Source material:
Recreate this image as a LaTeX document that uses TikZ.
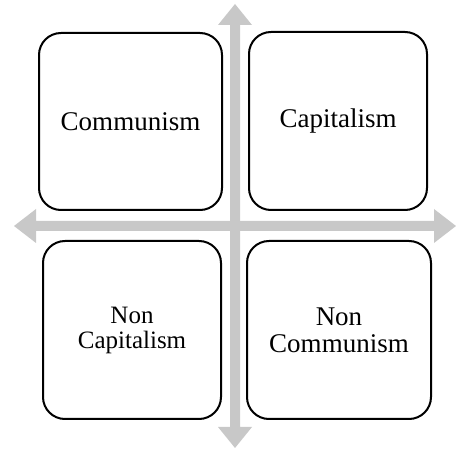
\documentclass[tikz,border=0pt]{standalone}
\usepackage{fontspec}
\setmainfont{Liberation Serif}
\begin{document}
\begin{tikzpicture}[x=1pt,y=-1pt,
  quad/.style={draw=black, line width=2pt, fill=white, rounded corners=22pt, align=center, inner sep=0pt},
  big/.style={font=\fontsize{27}{27}\selectfont},
  small/.style={font=\fontsize{25}{25}\selectfont}]
\definecolor{axisgray}{RGB}{200,200,200}
\useasboundingbox (0,0) rectangle (456,449);
% horizontal double arrow
\fill[axisgray] (14,226) -- (36,209) -- (36,221) -- (434,221) -- (434,209) -- (456,226) -- (434,243) -- (434,231) -- (36,231) -- (36,243) -- cycle;
% vertical double arrow
\fill[axisgray] (235,4) -- (252,25) -- (240,25) -- (240,427) -- (252,427) -- (235,448) -- (218,427) -- (230,427) -- (230,25) -- (218,25) -- cycle;
% quadrants
\node[quad, big, minimum width=183pt, minimum height=177pt] (comm) at (130.5,121.5) {Communism};
\node[quad, big, minimum width=178pt, minimum height=178pt] (cap) at (338,121) {Capitalism};
\node[quad, small, minimum width=178pt, minimum height=178pt] (noncap) at (132,330) {Non\\Capitalism};
\node[quad, big, minimum width=184pt, minimum height=178pt] (noncomm) at (339,330) {Non\\Communism};
\end{tikzpicture}
\end{document}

Problem: In your copy, leave out the pictures and reproduce the material above exactly.

Solution to the problem:
Recreate this image as a LaTeX document that uses TikZ.
\documentclass[tikz,border=0pt]{standalone}
\usepackage{fontspec}
\setmainfont{Liberation Serif}
\begin{document}
\begin{tikzpicture}[x=1pt,y=-1pt,
  quad/.style={draw=black, line width=2pt, fill=white, rounded corners=22pt, align=center, inner sep=0pt},
  big/.style={font=\fontsize{27}{27}\selectfont},
  small/.style={font=\fontsize{25}{25}\selectfont}]
\definecolor{axisgray}{RGB}{200,200,200}
\useasboundingbox (0,0) rectangle (456,449);
% horizontal double arrow
\fill[axisgray] (14,226) -- (36,209) -- (36,221) -- (434,221) -- (434,209) -- (456,226) -- (434,243) -- (434,231) -- (36,231) -- (36,243) -- cycle;
% vertical double arrow
\fill[axisgray] (235,4) -- (252,25) -- (240,25) -- (240,427) -- (252,427) -- (235,448) -- (218,427) -- (230,427) -- (230,25) -- (218,25) -- cycle;
% quadrants
\node[quad, big, minimum width=183pt, minimum height=177pt] (comm) at (130.5,121.5) {Communism};
\node[quad, big, minimum width=178pt, minimum height=178pt] (cap) at (338,121) {Capitalism};
\node[quad, small, minimum width=178pt, minimum height=178pt] (noncap) at (132,330) {Non\\Capitalism};
\node[quad, big, minimum width=184pt, minimum height=178pt] (noncomm) at (339,330) {Non\\Communism};
\end{tikzpicture}
\end{document}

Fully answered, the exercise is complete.